Chapter 1 Probabilty and Inference

Bayes’ Rule: If $A$ and $B$ are events in event space $F$ , then Bayes’ rule states that $P(A\mid B) = \frac{P(B\mid A)P(A)}{P(B)} = \frac{P(B\mid A)P(A)}{P(B\mid A)P(A) + P(B\mid A^c)P(A^c)}$ Let

$y$ be the data we will collect from an experiment,
$K$ be everything we know for certain about the world (aside from $y$ ), and
$\theta$ be anything we don’t know for certain.

A Bayesian statistician is an individual who makes decisions based on the probability distribution of those things we don’t know conditional on what we know, i.e. $p(\theta\mid y, K)$ .

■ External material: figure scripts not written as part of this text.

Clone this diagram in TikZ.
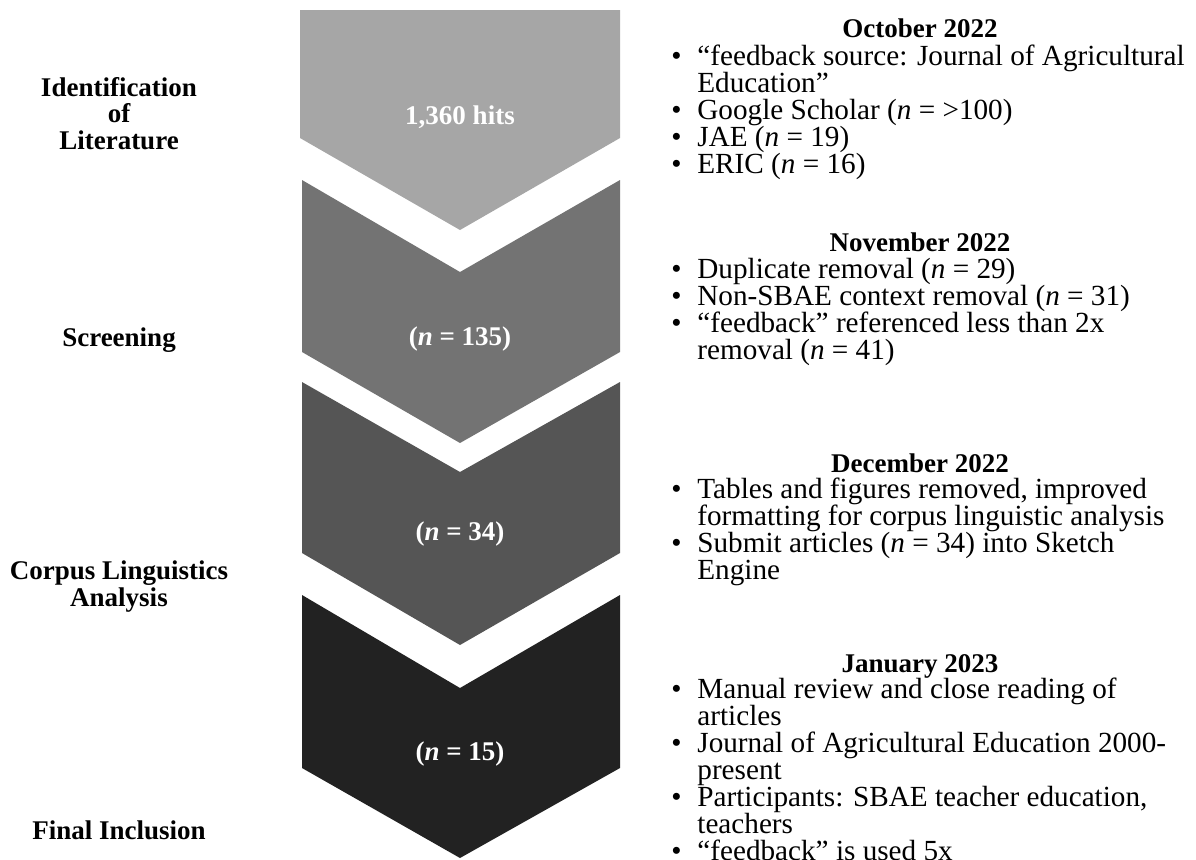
\documentclass[tikz,border=0pt]{standalone}
\usepackage{fontspec}
\setmainfont{Liberation Serif}

\definecolor{chevA}{HTML}{A6A6A6}
\definecolor{chevB}{HTML}{737373}
\definecolor{chevC}{HTML}{555555}
\definecolor{chevD}{HTML}{222222}

\newcommand{\itm}{\makebox[13pt][l]{\textbullet}}
\newcommand{\cnt}{\hspace*{13pt}}

\begin{document}
\begin{tikzpicture}[x=0.5pt, y=-0.5pt,
    stage/.style={font=\fontsize{13.5}{13.25}\selectfont\bfseries, align=center, inner sep=0pt, anchor=base},
    count/.style={font=\fontsize{13.5}{13.5}\selectfont\bfseries, text=white, inner sep=0pt, anchor=base},
    month/.style={font=\fontsize{13.5}{13.5}\selectfont\bfseries, inner sep=0pt, anchor=base},
    items/.style={font=\fontsize{14.6}{13.5}\selectfont, align=left, inner sep=0pt, anchor=base west}]
  \useasboundingbox (0,0) rectangle (1196,859);

  \fill[chevA] (300,10) -- (620,10) -- (620,138) -- (460,230) -- (300,138) -- cycle;
  \fill[chevB] (302,180) -- (460,272) -- (620,180) -- (620,352) -- (460,443) -- (302,352) -- cycle;
  \fill[chevC] (302,382) -- (460,472) -- (620,382) -- (620,553) -- (460,645) -- (302,553) -- cycle;
  \fill[chevD] (302,595) -- (460,688) -- (620,595) -- (620,768) -- (460,858) -- (302,768) -- cycle;

  \node[stage](s1) at (119,149) {Identification\\of\\Literature};
  \node[stage](s2) at (119,346) {Screening};
  \node[stage](s3) at (119,606) {Corpus Linguistics\\Analysis};
  \node[stage](s4) at (119,839) {Final Inclusion};

  \node[count](c1) at (460,124) {1,360 hits};
  \node[count](c2) at (460,345) {(\textit{n} = 135)};
  \node[count](c3) at (460,540) {(\textit{n} = 34)};
  \node[count](c4) at (460,760) {(\textit{n} = 15)};

  \node[month](m1) at (920,37)  {October 2022};
  \node[month](m2) at (920,251) {November 2022};
  \node[month](m3) at (920,472) {December 2022};
  \node[month](m4) at (920,672) {January 2023};

  \node[items](i1) at (671,173) {\itm “feedback source: Journal of Agricultural\\
    \cnt Education”\\
    \itm Google Scholar (\textit{n} = >100)\\
    \itm JAE (\textit{n} = 19)\\
    \itm ERIC (\textit{n} = 16)};
  \node[items](i2) at (671,359) {\itm Duplicate removal (\textit{n} = 29)\\
    \itm Non-SBAE context removal (\textit{n} = 31)\\
    \itm “feedback” referenced less than 2x\\
    \cnt removal (\textit{n} = 41)};
  \node[items](i3) at (671,579) {\itm Tables and figures removed, improved\\
    \cnt formatting for corpus linguistic analysis\\
    \itm Submit articles (\textit{n} = 34) into Sketch\\
    \cnt Engine};
  \node[items](i4) at (671,860) {\itm Manual review and close reading of\\
    \cnt articles\\
    \itm Journal of Agricultural Education 2000-\\
    \cnt present\\
    \itm Participants: SBAE teacher education,\\
    \cnt teachers\\
    \itm “feedback” is used 5x};
\end{tikzpicture}
\end{document}
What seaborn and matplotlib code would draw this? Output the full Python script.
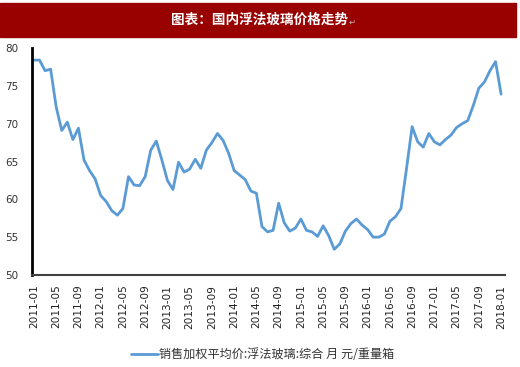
import pandas as pd
import numpy as np
import seaborn as sns
import matplotlib.pyplot as plt
from matplotlib.patches import Rectangle

# monthly price, 2011-01 .. 2018-01
months = pd.date_range("2011-01", periods=85, freq="MS").strftime("%Y-%m").tolist()
price = [78.4, 78.4, 77.0, 77.2, 72.2, 69.1, 70.2, 67.9, 69.4, 65.2, 63.8, 62.7,
         60.5, 59.7, 58.5, 57.9, 58.8, 63.0, 61.9, 61.8, 63.0, 66.5, 67.7, 65.2,
         62.5, 61.3, 64.9, 63.6, 64.0, 65.3, 64.1, 66.5, 67.5, 68.7, 67.8, 66.1,
         63.8, 63.2, 62.6, 61.1, 60.8, 56.4, 55.7, 55.9, 59.5, 56.9, 55.8, 56.2,
         57.4, 55.9, 55.7, 55.1, 56.5, 55.2, 53.4, 54.1, 55.8, 56.8, 57.4, 56.6,
         56.0, 55.0, 55.0, 55.4, 57.1, 57.7, 58.8, 64.1, 69.6, 67.6, 66.9, 68.7,
         67.6, 67.2, 67.9, 68.5, 69.5, 70.0, 70.4, 72.4, 74.7, 75.5, 77.0, 78.2,
         73.9]
series_name = "销售加权平均价:浮法玻璃:综合 月 元/重量箱"
title = "图表：国内浮法玻璃价格走势"
yticks = [50, 55, 60, 65, 70, 75, 80]

df = pd.DataFrame({"idx": range(len(months)), "month": months, "price": price})

sns.set_style("white")
plt.rcParams["font.family"] = ["Noto Sans CJK SC", "DejaVu Sans"]

fig = plt.figure(figsize=(5.2, 3.67), dpi=100)
ax = fig.add_axes([32 / 520, 1 - 275 / 367, 473 / 520, 227 / 367])

sns.lineplot(data=df, x="idx", y="price", ax=ax, color="#5B9BD5",
             linewidth=2, label=series_name)

ax.set_xlim(-0.35, 84.7)
ax.set_ylim(50, 80)
ax.set_yticks(yticks)
ax.set_yticklabels([str(v) for v in yticks], fontsize=7.5, color="#333333",
                   family="DejaVu Sans")
ax.set_xticks(df["idx"][::4])
ax.set_xticklabels(df["month"][::4], rotation=90, fontsize=7.6,
                   color="#222222", family="DejaVu Sans")
ax.tick_params(axis="y", length=0, pad=10)
ax.tick_params(axis="x", length=0, pad=7)
ax.set_xlabel("")
ax.set_ylabel("")
for s in ["top", "right"]:
    ax.spines[s].set_visible(False)
ax.spines["left"].set_color("black")
ax.spines["left"].set_linewidth(2)
ax.spines["bottom"].set_color("#404040")
ax.spines["bottom"].set_linewidth(1.5)

# legend at bottom
handles, labels = ax.get_legend_handles_labels()
ax.get_legend().remove()
fig.legend(handles, labels, loc="center", bbox_to_anchor=(263 / 520, 1 - 355 / 367),
           frameon=False, fontsize=8.7, handlelength=2.2, handletextpad=0.1,
           labelcolor="#333333")

# title bar
fig.patches.append(Rectangle((0, 1 - 37 / 367), 516 / 520, 34 / 367,
                             transform=fig.transFigure, color="#990000", zorder=0))
fig.text(260 / 520, 1 - 20 / 367, title, color="white", fontsize=9.8,
         fontweight="bold", ha="center", va="center")
fig.text(349 / 520, 1 - 22 / 367, "↵", color="#bbbbbb", fontsize=6,
         ha="left", va="center", family=["DejaVu Sans"])

fig.savefig("out.png", dpi=100)
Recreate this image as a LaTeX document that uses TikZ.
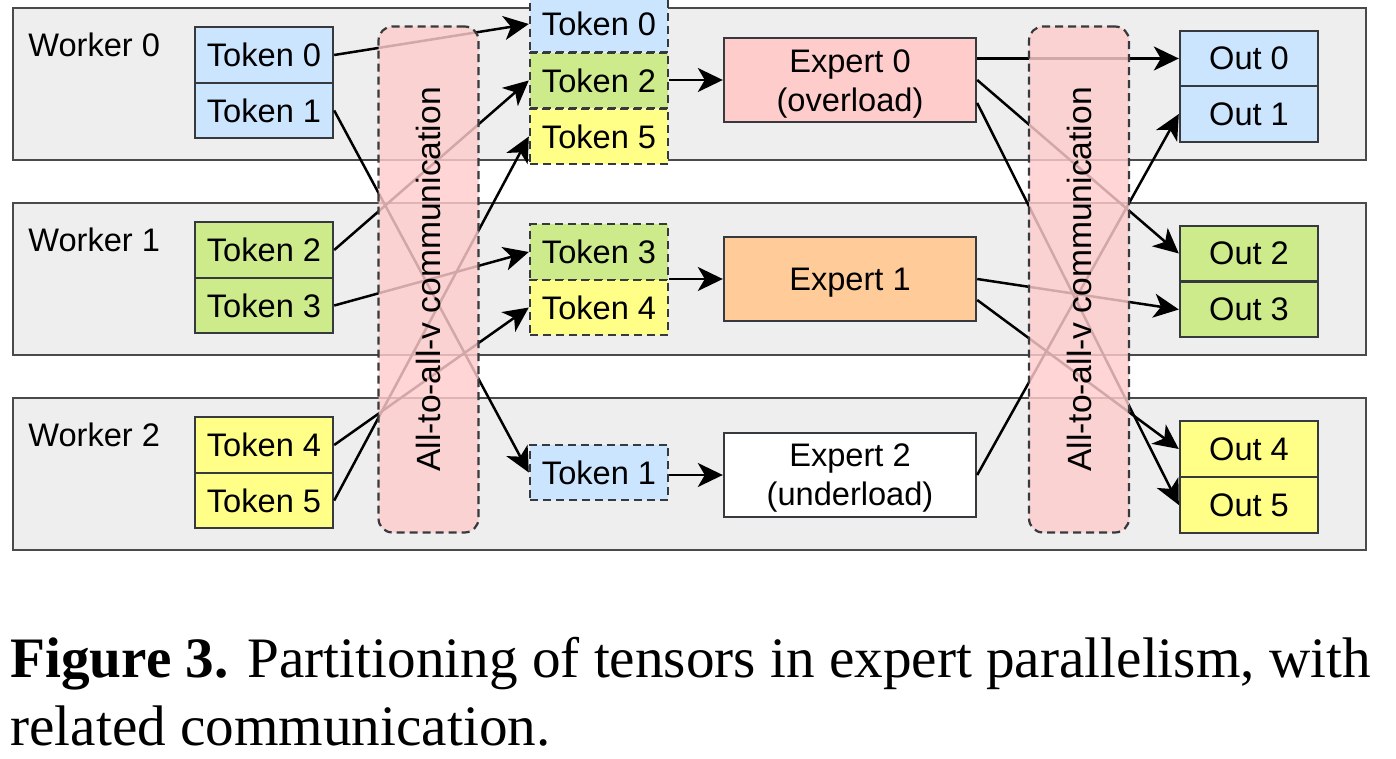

Parameter estimation: $p(\theta\mid y, M)$ , where $M$ is the model with parameter vector $\theta$
Hypothesis testing: $p(M_j\mid y, M)$
Prediction: $p(\tilde{y}\mid y, M)$

Parameter Estimation Example: exponential model

Let $Y\mid \theta \sim Exp(\theta)$ , the likelihood is $p(y\mid \theta) = \theta \exp(-\theta y)$ . Let’s assume a prior $\theta \sim Ga(a, b)$ , $p(\theta) = \frac{b^a}{\Gamma(a)}\theta^{a-1}e^{-b\theta}$ , then prior predictive distribution is $p(y)=\int p(y \mid \theta) p(\theta) d \theta=\frac{b^{a}}{\Gamma(a)} \frac{\Gamma(a+1)}{(b+y)^{a+1}}$ The posterior is $p(\theta\mid y) = \frac{p(y\mid \theta)p(\theta)}{p(y)} = \frac{(b+y)^{a+1}}{\Gamma(a+1)}\theta^{a+1-1}e^{-(b+y)\theta}$ thus $\theta\mid y \sim Ga(a+1, b+y)$ .

If $p(y) < \infty$ , we can use $p(\theta\mid y) \propto p(y\mid \theta)p(\theta)$ to find the posterior. In the example, $\theta^{a}e^{-(b+y)\theta}$ is the kernel of a $Ga(a+1, b+y)$ distribution.

Bayesian learning: $p(\theta) \rightarrow p(\theta\mid y_1) \rightarrow p(\theta\mid y_1, y_2) \rightarrow \ldots$

Model selection

Formally, to select a model, we use $p(M_j\mid y) \propto p(y\mid M_j)p(M_j)$ . Thus, a Bayesian approach provides a natural way to learn about models, i.e. $p(M_j) \rightarrow p(M_j\mid y)$ .

Prediction

$p(\tilde{y}\mid y) = \int p(\tilde{y}, \theta \mid y)dy = \int p(\tilde{y}\mid \theta)p(\theta\mid y)d\theta$ . From the previous example, let $y_i \sim Exp(\theta)$ , $\theta \sim Ga(a,b)$ , $\begin{aligned} p(\tilde{y} \mid y) &=\int p(\tilde{y} \mid \theta) p(\theta \mid y) d \theta \\ &=\int \theta e^{-\theta \tilde{y}} \frac{(b+n \bar{y})^{a+n}}{\Gamma(a+1)} \theta^{a+n-1} e^{-\theta(b+n \bar{y})} d \theta \\ &=\frac{(b+n \bar{y})^{a+n}}{\Gamma(a+n)} \int \theta^{a+n+1-1} e^{-\theta(b+n \bar{y}+\tilde{y})} d \theta \\ &=\frac{(b+n \bar{y})^{a+n}}{\Gamma(a+n)} \frac{\Gamma(a+n+1)}{(b+n \bar{y}+\tilde{y})^{a+n+1}} \\ &=\frac{(a+n)(b+n \bar{y})^{a+n}}{(\tilde{y}+b+n \bar{y})^{a+n+1}} \end{aligned}$ which is called the Lomax distribution for $\tilde{y}$ with parameters $a + n$ and $b + n\bar y$ .

Probabilty: A subjective probability describes an individual’s personal judgement about how likely a particular event is to occur.

Rational individuals can differ about the probability of an event by having different knowledge, i.e. $P(E \mid K_1) \neq P(E \mid K_2)$ . But given enough data, we might have $P(E \mid K_1,Y) \approx P(E \mid K_2, y)$ .